→ **DESCRIPTION OF THE TASK**: Copy out each line of the data holding "this".

++++++++

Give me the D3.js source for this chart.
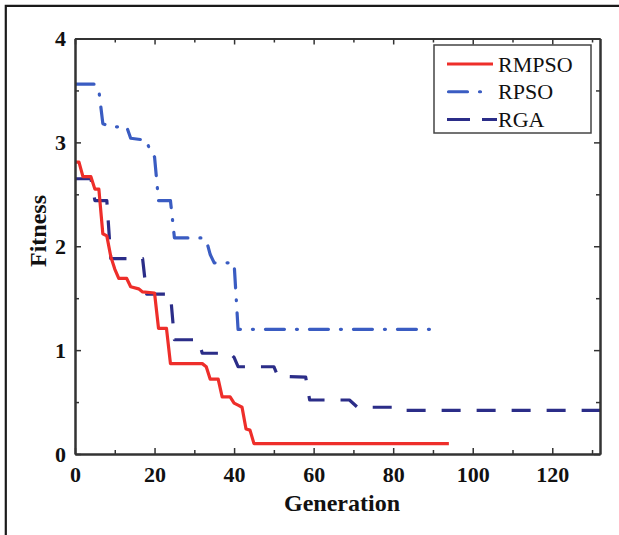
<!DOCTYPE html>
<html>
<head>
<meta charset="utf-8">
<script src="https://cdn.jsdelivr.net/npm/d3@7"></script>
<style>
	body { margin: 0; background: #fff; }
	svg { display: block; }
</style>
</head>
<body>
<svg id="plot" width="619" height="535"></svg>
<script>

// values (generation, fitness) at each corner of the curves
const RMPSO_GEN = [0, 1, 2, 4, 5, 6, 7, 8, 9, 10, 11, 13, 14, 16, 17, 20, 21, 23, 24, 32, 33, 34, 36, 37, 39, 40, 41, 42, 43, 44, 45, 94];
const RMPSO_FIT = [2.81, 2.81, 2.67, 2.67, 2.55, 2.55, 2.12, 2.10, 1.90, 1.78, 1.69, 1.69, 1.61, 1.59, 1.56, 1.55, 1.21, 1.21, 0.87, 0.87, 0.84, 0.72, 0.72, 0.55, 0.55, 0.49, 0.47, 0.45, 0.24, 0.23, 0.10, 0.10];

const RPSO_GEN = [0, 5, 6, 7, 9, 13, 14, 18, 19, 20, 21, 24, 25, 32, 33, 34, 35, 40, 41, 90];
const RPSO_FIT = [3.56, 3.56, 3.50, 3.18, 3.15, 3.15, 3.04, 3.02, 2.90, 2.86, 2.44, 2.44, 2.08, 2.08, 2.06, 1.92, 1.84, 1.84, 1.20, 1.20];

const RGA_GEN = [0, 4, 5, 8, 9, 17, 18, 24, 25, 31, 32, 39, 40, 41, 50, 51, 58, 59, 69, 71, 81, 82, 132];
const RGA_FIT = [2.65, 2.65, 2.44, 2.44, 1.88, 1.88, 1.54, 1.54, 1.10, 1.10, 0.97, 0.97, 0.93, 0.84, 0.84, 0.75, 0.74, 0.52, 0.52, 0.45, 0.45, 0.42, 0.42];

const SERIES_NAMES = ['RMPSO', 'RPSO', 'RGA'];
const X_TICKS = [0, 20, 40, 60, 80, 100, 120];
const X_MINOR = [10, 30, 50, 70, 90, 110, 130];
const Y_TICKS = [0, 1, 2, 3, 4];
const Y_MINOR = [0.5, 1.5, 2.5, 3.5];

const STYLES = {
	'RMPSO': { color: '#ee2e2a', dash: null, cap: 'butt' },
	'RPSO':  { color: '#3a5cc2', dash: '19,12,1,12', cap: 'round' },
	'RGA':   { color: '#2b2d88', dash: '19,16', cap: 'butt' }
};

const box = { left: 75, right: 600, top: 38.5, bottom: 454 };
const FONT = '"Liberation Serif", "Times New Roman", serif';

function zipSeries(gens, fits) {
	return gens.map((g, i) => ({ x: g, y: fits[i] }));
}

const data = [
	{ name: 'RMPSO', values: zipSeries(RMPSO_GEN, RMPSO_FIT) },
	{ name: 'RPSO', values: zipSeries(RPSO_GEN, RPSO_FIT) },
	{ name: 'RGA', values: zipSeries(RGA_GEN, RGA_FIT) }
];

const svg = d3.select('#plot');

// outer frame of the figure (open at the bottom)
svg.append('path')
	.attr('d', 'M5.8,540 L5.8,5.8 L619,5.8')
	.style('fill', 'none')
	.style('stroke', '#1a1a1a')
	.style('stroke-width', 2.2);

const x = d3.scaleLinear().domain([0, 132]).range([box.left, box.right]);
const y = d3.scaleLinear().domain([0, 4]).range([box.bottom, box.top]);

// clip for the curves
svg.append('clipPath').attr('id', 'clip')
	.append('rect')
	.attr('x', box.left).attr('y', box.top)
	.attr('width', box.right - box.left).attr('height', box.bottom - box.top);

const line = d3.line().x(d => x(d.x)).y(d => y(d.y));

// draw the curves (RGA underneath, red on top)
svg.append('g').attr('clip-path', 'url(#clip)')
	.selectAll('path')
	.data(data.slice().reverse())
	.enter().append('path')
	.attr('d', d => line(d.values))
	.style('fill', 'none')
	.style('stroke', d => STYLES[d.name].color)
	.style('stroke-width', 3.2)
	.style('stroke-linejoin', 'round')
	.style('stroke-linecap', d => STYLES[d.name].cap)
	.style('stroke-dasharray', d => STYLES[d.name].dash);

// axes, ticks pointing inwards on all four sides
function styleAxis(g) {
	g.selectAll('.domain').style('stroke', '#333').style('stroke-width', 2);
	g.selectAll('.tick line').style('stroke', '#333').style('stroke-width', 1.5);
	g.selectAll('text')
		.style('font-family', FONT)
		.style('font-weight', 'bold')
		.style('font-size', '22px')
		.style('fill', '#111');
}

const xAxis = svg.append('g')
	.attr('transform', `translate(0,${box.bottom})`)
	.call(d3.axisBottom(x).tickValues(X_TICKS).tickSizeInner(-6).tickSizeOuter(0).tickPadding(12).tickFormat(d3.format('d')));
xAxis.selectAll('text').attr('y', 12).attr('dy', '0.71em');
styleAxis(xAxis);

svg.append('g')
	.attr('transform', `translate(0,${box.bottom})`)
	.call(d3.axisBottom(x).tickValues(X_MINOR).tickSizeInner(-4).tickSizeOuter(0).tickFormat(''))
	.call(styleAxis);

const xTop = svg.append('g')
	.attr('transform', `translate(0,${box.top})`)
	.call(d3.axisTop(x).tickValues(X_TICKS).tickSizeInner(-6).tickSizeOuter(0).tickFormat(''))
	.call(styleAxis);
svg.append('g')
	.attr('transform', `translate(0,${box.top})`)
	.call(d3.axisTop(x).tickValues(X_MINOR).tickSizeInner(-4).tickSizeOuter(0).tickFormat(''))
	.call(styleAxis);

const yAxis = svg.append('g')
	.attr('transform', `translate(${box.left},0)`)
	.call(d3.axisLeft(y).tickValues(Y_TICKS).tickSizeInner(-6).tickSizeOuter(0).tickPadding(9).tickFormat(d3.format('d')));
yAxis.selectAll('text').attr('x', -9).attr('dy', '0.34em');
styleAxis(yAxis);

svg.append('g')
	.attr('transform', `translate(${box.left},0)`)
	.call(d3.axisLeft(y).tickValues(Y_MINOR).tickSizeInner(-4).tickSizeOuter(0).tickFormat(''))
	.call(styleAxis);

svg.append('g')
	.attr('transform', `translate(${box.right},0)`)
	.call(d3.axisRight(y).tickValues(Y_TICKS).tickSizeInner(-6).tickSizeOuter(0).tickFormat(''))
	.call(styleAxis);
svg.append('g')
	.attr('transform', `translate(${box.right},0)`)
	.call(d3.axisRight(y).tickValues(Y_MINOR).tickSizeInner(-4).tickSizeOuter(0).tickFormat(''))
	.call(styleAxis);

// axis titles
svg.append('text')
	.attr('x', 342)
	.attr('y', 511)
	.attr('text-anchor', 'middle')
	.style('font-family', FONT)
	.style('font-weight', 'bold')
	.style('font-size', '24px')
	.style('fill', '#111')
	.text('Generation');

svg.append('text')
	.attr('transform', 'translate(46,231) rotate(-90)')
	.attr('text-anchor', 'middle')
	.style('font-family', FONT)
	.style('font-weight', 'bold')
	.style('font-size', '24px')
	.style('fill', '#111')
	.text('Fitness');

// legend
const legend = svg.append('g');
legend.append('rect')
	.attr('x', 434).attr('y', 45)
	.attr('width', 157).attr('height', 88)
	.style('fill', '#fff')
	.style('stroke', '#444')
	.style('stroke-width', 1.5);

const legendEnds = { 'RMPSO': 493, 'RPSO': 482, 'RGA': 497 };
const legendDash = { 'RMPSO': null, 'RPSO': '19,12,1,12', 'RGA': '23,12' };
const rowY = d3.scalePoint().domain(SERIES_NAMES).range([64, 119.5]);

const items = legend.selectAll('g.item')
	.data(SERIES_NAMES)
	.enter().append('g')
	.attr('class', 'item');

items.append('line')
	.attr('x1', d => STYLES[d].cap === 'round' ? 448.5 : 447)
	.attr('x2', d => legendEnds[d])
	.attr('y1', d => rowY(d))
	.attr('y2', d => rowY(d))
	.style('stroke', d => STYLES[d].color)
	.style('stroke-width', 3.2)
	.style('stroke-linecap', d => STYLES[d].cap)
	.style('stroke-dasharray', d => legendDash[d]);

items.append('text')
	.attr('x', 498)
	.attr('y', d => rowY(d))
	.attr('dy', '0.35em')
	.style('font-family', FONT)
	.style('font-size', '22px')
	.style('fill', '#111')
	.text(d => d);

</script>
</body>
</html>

++++++++

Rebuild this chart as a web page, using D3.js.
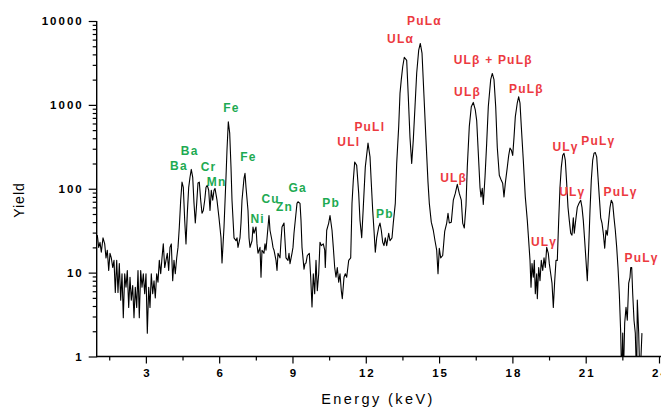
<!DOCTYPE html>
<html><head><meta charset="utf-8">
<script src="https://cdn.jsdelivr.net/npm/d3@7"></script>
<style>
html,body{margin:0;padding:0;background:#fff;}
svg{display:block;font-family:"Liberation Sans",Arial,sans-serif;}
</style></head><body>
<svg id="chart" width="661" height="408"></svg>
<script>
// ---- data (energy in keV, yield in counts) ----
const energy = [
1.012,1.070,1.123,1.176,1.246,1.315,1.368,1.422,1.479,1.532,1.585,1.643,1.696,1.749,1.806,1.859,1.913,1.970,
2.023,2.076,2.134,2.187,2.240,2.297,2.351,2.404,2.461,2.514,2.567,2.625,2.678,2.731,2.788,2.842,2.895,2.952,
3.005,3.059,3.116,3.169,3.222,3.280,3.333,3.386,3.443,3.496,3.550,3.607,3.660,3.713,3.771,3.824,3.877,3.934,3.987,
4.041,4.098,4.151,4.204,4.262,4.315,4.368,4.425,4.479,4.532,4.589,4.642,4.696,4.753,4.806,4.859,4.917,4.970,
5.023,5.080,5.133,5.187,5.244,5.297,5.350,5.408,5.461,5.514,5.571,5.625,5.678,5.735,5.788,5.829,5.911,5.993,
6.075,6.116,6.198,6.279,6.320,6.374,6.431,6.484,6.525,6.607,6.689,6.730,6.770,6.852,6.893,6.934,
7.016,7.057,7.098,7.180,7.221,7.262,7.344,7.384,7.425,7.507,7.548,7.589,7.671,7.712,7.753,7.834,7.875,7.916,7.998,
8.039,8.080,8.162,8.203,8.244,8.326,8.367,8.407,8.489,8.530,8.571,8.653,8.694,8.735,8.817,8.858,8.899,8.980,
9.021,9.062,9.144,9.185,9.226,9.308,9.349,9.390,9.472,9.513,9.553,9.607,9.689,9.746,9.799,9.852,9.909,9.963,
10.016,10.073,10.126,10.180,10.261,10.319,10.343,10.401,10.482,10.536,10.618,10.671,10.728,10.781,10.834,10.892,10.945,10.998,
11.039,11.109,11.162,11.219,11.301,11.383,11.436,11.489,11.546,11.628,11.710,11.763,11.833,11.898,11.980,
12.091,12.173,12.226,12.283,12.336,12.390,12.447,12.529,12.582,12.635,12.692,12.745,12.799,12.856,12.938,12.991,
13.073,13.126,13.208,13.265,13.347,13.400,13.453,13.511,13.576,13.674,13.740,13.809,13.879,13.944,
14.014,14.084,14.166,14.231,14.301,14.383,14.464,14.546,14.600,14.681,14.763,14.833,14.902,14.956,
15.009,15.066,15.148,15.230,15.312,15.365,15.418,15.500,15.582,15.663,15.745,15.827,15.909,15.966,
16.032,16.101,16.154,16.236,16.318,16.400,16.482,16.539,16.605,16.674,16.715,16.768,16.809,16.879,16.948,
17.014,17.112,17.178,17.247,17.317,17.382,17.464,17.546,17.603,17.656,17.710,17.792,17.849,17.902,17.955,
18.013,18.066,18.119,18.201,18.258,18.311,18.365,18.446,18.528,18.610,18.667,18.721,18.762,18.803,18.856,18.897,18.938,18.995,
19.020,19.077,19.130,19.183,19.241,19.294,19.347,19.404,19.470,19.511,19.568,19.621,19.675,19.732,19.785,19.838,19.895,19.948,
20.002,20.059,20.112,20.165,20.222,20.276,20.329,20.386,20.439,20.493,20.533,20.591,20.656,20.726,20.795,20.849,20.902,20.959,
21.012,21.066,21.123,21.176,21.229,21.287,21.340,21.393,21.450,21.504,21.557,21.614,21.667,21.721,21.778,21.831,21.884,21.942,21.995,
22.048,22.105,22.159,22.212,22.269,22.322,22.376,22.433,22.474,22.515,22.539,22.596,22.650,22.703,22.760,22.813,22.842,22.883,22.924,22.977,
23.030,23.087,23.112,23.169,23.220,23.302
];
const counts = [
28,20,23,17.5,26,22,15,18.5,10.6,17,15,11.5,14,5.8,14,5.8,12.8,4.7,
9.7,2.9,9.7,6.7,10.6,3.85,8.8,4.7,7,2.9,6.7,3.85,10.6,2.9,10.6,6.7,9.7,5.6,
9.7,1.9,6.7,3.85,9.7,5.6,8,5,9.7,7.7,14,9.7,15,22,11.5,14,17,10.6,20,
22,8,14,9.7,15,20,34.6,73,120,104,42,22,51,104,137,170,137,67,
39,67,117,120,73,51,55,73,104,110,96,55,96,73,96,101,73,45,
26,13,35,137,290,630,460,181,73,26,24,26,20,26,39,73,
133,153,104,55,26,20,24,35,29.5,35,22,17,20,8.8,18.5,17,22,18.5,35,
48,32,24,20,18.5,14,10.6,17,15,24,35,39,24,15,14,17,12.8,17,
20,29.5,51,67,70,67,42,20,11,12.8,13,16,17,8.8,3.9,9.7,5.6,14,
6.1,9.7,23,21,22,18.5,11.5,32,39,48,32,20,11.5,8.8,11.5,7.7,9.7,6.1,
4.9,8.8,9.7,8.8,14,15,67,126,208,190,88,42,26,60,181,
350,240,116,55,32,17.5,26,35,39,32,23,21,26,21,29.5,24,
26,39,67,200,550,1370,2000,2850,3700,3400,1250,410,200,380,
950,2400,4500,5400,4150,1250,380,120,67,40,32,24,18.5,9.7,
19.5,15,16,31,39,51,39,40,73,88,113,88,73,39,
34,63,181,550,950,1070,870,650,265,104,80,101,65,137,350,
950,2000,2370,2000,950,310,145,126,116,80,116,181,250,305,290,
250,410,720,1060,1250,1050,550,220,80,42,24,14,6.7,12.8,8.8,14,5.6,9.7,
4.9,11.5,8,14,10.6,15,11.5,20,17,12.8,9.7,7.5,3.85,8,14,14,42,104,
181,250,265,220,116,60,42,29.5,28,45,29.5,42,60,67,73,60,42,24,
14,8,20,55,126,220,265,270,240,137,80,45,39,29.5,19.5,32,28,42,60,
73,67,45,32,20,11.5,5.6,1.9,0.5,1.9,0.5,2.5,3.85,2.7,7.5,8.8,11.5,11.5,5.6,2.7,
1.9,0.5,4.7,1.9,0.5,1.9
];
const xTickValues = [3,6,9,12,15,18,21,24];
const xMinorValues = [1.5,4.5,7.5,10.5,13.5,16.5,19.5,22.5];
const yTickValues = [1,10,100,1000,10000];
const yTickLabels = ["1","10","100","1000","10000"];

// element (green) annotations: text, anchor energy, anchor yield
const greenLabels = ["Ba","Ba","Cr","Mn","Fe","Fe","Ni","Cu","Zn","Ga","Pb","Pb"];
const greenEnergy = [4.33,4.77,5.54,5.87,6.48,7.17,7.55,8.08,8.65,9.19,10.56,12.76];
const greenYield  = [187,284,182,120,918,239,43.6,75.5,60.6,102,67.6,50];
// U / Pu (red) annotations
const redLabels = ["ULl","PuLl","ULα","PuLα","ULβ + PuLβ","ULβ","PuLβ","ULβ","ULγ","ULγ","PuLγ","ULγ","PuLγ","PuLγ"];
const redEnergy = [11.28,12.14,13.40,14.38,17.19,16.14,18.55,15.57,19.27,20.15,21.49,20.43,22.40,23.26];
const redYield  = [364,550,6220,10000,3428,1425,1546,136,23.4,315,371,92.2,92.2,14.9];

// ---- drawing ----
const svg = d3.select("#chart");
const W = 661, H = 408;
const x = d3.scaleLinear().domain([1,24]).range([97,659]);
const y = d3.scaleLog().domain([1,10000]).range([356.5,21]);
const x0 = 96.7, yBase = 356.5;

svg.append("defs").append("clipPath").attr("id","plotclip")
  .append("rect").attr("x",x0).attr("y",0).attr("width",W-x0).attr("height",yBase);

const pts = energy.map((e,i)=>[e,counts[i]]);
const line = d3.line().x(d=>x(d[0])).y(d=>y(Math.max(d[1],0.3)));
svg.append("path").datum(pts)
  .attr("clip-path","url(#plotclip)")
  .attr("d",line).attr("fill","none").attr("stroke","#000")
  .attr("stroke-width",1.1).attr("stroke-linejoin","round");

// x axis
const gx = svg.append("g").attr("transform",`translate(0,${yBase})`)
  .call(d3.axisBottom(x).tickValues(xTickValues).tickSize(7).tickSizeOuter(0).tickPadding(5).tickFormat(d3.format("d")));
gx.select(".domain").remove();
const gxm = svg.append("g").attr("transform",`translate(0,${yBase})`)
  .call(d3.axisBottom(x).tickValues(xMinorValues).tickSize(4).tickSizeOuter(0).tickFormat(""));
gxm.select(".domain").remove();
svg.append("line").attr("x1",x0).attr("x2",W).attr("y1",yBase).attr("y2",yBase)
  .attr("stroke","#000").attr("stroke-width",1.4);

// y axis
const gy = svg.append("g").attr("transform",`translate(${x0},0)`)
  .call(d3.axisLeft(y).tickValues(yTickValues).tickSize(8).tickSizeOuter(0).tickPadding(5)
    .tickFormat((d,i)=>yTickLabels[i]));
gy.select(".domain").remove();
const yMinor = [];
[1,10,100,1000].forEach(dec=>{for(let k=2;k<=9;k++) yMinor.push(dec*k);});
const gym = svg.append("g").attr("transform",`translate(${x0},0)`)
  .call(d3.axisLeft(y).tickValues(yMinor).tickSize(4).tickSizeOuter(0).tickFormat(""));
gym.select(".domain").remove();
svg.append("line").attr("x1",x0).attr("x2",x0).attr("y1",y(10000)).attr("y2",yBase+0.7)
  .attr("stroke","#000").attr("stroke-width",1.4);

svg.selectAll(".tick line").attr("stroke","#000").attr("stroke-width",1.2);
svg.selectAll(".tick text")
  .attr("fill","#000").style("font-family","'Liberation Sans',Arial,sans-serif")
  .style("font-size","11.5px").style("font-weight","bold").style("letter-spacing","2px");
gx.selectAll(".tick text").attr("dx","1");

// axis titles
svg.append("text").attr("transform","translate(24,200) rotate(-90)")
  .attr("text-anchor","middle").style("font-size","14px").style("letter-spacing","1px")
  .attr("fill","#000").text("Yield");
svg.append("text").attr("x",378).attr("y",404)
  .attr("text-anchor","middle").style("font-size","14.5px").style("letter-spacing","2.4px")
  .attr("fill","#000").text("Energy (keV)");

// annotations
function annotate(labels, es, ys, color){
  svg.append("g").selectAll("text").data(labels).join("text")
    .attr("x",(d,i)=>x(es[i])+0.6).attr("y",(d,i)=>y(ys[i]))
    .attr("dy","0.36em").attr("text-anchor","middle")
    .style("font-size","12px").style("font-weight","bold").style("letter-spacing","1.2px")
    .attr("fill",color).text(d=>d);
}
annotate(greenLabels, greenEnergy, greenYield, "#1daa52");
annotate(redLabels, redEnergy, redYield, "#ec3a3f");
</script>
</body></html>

++++++++

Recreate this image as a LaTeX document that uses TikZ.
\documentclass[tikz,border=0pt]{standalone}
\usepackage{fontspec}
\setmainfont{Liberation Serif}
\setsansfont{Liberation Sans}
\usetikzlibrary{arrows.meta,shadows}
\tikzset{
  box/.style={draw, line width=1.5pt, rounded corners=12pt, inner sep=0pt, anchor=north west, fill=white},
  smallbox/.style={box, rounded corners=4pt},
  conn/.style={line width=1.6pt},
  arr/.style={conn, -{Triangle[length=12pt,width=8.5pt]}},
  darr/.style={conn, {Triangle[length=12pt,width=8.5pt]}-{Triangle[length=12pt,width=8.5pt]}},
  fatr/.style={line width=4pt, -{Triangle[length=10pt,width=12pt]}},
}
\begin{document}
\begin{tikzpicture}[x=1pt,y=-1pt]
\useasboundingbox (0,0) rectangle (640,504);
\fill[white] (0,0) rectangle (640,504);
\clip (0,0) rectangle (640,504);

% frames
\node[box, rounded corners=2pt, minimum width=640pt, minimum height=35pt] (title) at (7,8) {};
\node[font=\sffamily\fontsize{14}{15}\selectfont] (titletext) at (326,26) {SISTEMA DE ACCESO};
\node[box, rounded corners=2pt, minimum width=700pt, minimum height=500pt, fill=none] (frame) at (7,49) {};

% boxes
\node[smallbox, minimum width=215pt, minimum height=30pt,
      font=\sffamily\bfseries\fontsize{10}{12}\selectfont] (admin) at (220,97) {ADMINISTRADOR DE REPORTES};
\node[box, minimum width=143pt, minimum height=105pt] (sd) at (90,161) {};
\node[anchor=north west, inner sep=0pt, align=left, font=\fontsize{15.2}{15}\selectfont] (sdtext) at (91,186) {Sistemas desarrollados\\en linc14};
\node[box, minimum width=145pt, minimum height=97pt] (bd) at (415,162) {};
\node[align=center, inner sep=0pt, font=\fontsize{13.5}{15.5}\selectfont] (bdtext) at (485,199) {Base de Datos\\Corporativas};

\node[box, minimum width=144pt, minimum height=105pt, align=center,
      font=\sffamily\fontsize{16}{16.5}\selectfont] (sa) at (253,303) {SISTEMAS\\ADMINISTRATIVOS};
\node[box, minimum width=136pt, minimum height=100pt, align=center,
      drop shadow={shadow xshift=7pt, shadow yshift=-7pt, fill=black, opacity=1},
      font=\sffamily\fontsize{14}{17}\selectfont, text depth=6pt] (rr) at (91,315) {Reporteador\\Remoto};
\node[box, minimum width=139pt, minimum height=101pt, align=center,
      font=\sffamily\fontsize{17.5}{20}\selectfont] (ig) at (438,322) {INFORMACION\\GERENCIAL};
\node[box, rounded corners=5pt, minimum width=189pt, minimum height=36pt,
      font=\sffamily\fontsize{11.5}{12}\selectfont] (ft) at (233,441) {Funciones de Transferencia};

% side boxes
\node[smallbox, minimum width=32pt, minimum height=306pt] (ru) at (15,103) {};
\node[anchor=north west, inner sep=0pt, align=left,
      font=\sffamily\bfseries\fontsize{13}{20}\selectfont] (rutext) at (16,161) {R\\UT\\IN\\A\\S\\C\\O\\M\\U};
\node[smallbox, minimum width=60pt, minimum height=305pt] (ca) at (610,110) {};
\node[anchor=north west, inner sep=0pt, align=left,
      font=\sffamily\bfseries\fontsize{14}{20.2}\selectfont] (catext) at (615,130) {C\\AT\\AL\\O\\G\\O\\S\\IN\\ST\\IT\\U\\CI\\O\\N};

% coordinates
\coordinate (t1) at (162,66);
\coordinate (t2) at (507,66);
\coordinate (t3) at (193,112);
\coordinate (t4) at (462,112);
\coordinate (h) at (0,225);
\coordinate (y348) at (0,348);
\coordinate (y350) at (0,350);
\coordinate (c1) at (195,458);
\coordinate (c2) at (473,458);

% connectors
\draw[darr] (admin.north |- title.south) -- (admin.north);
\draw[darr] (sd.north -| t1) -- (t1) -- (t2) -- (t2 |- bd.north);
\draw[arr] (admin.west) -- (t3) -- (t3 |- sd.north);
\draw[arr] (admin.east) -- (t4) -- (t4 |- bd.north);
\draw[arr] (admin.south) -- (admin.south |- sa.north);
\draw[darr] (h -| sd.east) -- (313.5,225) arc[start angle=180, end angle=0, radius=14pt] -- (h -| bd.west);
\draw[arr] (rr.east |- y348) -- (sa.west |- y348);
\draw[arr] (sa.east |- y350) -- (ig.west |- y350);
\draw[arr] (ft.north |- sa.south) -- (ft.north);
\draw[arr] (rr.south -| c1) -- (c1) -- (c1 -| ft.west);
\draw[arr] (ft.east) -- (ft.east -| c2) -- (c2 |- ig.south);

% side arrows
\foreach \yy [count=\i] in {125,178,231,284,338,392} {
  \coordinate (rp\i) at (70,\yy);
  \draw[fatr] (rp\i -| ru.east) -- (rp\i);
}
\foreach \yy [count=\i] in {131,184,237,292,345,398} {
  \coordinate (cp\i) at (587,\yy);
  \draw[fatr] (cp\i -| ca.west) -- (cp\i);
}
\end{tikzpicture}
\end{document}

++++++++

→ **REPLY**:
Give me the D3.js source for this chart.
Rebuild this chart as a web page, using D3.js.
Recreate this image as a LaTeX document that uses TikZ.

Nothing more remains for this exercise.